Dramatic Stories. Enduring Themes.

NOVEL

Anthem

105 Pages   |   Available in Paperback and eBook   |   8th-10th Grade   |   2-4 Weeks

About the Book
  • Anthem is Ayn Rand’s “hymn to man’s ego.” It is the story of one man’s rebellion against a totalitarian, collectivist society. Equality 7-2521 is a young man who yearns to understand “the Science of Things.” But he lives in a bleak, dystopian future where independent thought is a crime and where science and technology have regressed to primitive levels.
  • All expressions of individualism have been suppressed in the world of Anthem; personal possessions are nonexistent, individual preferences are condemned as sinful and romantic love is forbidden. Obedience to the collective is so deeply ingrained that the very word “I” has been erased from the language.
  • In pursuit of his quest for knowledge, Equality 7-2521 struggles to answer the questions that burn within him — questions that ultimately lead him to uncover the mystery behind his society’s downfall and to find the key to a future of freedom and progress.
  • Anthem anticipates the theme of Rand’s first best seller, The Fountainhead, which she stated as “individualism versus collectivism, not in politics, but in man’s soul.”

NOVEL

We the Living

432 Pages   |   Available in Paperback   |   9th-11th Grade   |   4-6 Weeks

About the Book
  • The setting is Soviet Russia, early 1920s. Kira Argounova, a university engineering student who wants a career building bridges, falls in love with Leo Kovalensky, son of a czarist hero. Both Kira and Leo yearn to shape their own future — but they are trapped in a communist state that claims the right to sacrifice individual lives for the sake of the collective.
  • When Kira is kicked out of the university as an undesirable and Leo’s past makes him unemployable, life becomes a grim struggle for physical survival. Leo contracts tuberculosis but can’t get admitted to a state sanitarium, despite Kira’s best efforts. Desperate, she seeks help from Andrei Taganov, an ardent young communist whose love for Kira helps awaken him to the meaning of genuine personal values, not to be surrendered for others’ sake.
  • Once these two men are destroyed — Andrei by his disillusionment with communism, and Leo by his inability to go on fighting — Kira tries to flee, but will she find it possible to defy the state’s power?

NOVEL

The Fountainhead

694 Pages   |   Available in Paperback   |   9th-12th Grade   |   4-8 Weeks

About the Book
  • What motivates a creative thinker?

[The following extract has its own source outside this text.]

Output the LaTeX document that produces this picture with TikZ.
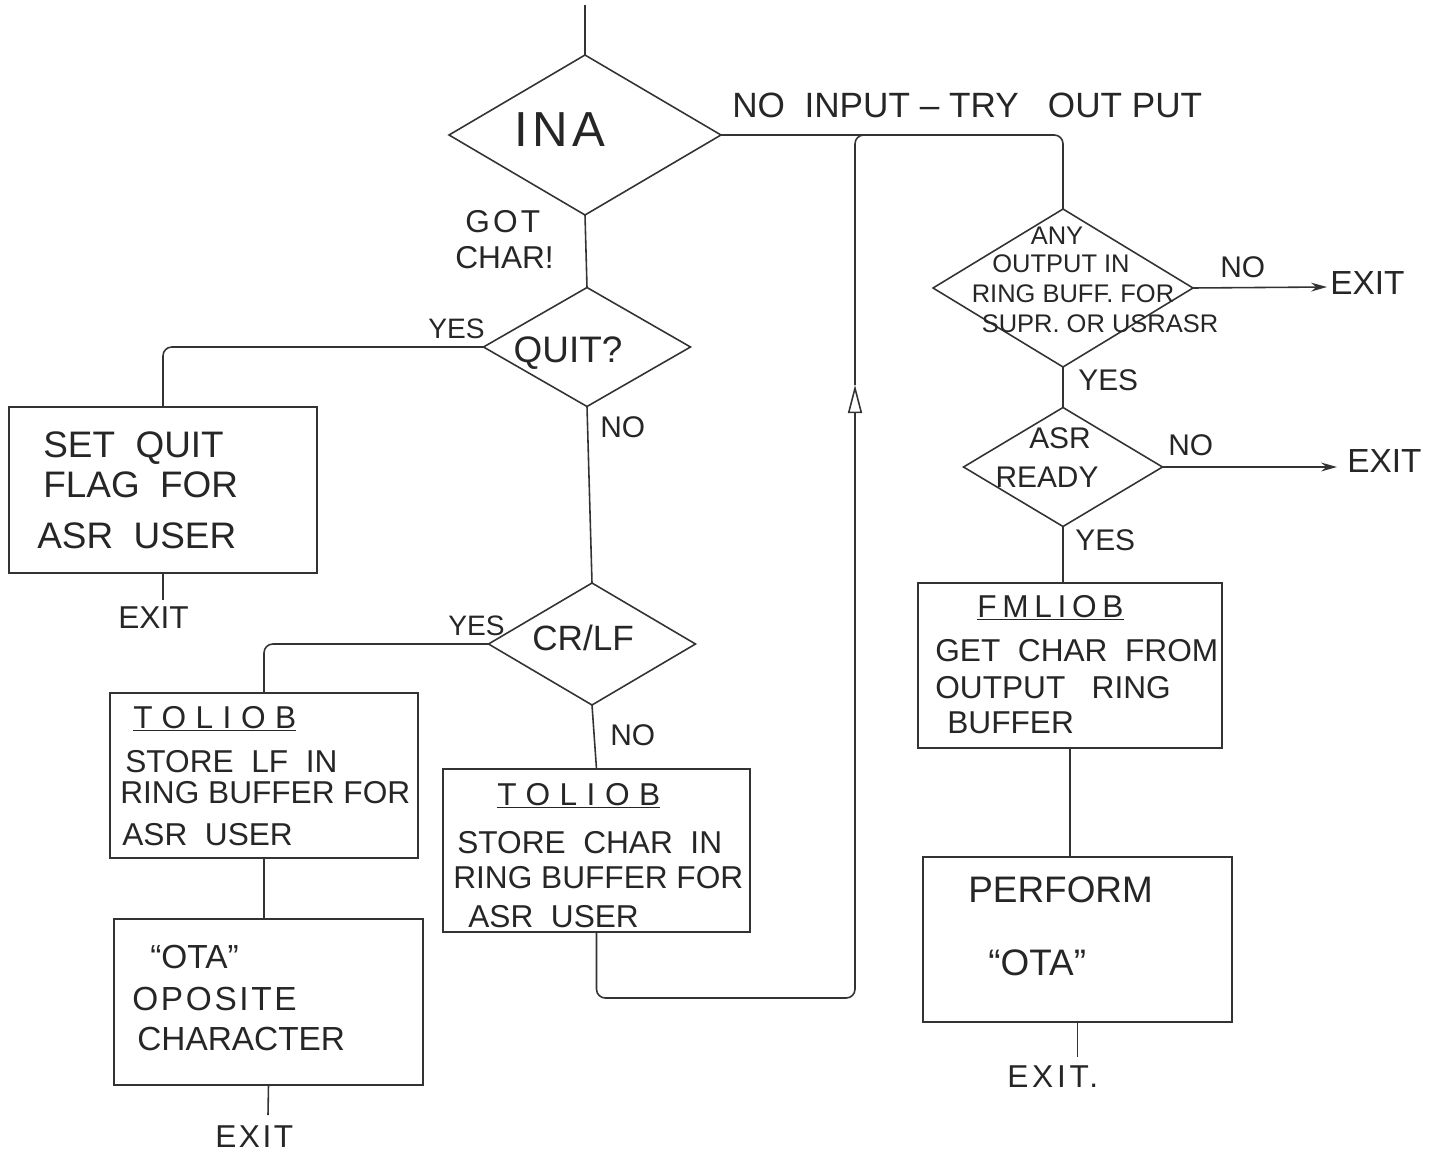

Is it a selfless desire to benefit mankind? A hunger for fame, fortune, and accolades? The need to prove superiority? Or is it a self-sufficient drive to pursue a creative vision, independent of others’ needs or opinions?
  • Ayn Rand addresses these questions through her portrayal of Howard Roark, an innovative architect who, as she puts it, “struggles for the integrity of his creative work against every form of social opposition.”
  • Initially rejected by twelve publishers as “too intellectual,” The Fountainhead became a best seller within two years purely through word of mouth, and earned Rand enduring commercial and artistic success.
  • The novel was also a personal landmark for Rand. In Howard Roark, she presented for the first time the uniquely Ayn Rand hero, whose depiction was the chief goal of her writing: the ideal man, man as “he could be and ought to be.”